▶ _EXERCISE OBJECTIVE_:
Below are records; please set down exactly the lines from the first through the one containing "plt.rcParams['font.family'] = ['Open".

◇ ◇ ◇ ◇

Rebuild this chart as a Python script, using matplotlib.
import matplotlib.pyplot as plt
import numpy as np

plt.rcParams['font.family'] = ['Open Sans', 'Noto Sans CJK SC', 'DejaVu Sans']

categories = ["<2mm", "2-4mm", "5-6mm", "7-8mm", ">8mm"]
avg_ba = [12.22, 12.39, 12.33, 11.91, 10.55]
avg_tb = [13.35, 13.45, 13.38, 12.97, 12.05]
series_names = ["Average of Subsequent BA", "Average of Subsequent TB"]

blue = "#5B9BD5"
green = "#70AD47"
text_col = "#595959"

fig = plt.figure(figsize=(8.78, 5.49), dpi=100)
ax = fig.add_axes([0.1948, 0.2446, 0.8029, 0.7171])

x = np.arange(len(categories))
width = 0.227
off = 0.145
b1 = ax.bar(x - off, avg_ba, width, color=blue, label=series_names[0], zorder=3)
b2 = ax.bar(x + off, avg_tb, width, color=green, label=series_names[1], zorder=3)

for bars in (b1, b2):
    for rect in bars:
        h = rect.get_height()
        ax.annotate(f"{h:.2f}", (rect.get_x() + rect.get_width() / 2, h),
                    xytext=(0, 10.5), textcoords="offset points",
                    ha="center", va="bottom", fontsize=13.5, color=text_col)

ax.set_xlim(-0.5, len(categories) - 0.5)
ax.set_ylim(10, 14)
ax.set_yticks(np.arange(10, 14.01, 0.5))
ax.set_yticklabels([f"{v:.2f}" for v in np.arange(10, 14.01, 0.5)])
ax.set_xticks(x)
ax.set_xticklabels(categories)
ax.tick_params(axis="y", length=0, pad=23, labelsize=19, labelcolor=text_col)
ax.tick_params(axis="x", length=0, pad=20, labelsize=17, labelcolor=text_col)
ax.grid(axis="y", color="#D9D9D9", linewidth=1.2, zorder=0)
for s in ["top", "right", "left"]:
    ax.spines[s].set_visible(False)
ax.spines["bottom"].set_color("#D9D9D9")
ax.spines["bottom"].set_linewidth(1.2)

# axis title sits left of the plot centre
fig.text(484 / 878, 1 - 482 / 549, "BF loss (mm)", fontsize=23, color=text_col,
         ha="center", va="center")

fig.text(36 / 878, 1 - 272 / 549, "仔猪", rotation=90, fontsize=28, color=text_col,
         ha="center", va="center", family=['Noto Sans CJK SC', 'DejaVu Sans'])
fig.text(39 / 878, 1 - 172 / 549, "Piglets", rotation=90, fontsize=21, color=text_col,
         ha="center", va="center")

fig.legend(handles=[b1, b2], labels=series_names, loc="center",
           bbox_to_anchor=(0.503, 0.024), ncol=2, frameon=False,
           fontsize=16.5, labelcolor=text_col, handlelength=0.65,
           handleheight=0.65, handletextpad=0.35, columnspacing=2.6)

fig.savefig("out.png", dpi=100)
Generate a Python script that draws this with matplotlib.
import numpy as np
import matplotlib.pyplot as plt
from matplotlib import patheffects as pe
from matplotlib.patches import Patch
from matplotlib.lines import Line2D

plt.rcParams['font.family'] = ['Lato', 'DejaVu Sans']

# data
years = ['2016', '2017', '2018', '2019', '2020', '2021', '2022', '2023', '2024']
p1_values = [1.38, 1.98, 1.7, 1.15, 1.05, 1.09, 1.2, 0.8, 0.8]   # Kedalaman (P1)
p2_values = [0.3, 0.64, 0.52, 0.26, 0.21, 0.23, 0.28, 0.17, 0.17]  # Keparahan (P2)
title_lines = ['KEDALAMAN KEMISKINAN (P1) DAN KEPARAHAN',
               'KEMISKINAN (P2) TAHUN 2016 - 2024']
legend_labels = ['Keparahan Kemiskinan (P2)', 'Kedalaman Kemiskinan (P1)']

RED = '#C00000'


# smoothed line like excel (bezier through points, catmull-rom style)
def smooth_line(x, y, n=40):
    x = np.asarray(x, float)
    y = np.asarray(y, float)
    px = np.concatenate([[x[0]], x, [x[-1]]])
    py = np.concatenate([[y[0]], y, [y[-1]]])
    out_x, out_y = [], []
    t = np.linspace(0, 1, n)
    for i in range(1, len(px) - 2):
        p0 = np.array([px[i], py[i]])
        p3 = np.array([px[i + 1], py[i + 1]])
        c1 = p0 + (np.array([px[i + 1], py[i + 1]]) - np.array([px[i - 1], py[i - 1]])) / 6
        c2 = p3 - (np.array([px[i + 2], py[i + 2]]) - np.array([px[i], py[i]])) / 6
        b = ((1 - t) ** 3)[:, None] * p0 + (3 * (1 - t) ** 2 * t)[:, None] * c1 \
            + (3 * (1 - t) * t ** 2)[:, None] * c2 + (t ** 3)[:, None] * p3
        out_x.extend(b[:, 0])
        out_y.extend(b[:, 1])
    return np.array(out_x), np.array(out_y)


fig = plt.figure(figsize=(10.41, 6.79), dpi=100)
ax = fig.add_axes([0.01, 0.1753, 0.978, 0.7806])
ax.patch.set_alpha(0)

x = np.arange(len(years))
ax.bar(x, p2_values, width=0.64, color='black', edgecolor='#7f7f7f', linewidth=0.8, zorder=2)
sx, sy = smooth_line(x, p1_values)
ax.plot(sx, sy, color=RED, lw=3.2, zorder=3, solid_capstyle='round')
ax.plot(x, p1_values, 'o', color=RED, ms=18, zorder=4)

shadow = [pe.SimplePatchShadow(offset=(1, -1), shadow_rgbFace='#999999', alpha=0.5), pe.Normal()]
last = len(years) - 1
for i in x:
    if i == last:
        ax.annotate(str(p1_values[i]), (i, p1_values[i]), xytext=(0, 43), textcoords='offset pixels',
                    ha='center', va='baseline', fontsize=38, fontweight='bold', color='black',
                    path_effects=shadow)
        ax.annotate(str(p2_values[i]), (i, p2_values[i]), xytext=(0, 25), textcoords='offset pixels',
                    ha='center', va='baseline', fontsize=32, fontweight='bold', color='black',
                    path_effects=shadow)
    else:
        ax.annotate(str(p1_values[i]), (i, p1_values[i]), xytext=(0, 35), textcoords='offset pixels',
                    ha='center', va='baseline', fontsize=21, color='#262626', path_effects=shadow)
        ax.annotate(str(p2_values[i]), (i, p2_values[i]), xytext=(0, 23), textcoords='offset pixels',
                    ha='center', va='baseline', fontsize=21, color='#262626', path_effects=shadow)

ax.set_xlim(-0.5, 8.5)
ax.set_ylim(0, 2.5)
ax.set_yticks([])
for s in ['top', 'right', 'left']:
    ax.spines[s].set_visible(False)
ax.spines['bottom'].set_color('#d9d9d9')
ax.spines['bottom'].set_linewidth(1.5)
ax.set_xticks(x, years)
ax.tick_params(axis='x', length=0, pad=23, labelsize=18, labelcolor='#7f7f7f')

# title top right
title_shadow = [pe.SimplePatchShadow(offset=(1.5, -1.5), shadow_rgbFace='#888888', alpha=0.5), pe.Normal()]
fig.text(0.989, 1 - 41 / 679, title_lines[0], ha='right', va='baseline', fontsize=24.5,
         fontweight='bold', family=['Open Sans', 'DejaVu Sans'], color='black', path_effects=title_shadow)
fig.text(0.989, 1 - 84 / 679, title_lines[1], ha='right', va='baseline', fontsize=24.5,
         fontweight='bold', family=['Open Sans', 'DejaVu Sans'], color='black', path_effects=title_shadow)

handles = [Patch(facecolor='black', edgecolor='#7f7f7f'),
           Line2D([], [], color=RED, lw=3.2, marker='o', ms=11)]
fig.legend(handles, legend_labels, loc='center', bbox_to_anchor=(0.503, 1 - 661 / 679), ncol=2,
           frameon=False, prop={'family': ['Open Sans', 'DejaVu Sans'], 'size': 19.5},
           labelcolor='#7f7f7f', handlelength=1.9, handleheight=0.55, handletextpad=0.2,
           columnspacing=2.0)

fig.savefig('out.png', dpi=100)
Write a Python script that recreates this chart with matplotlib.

◇ ◇ ◇ ◇

▶ _THE RESPONSE_:
Rebuild this chart as a Python script, using matplotlib.
import matplotlib.pyplot as plt
import numpy as np

plt.rcParams['font.family'] = ['Open Sans', 'Noto Sans CJK SC', 'DejaVu Sans']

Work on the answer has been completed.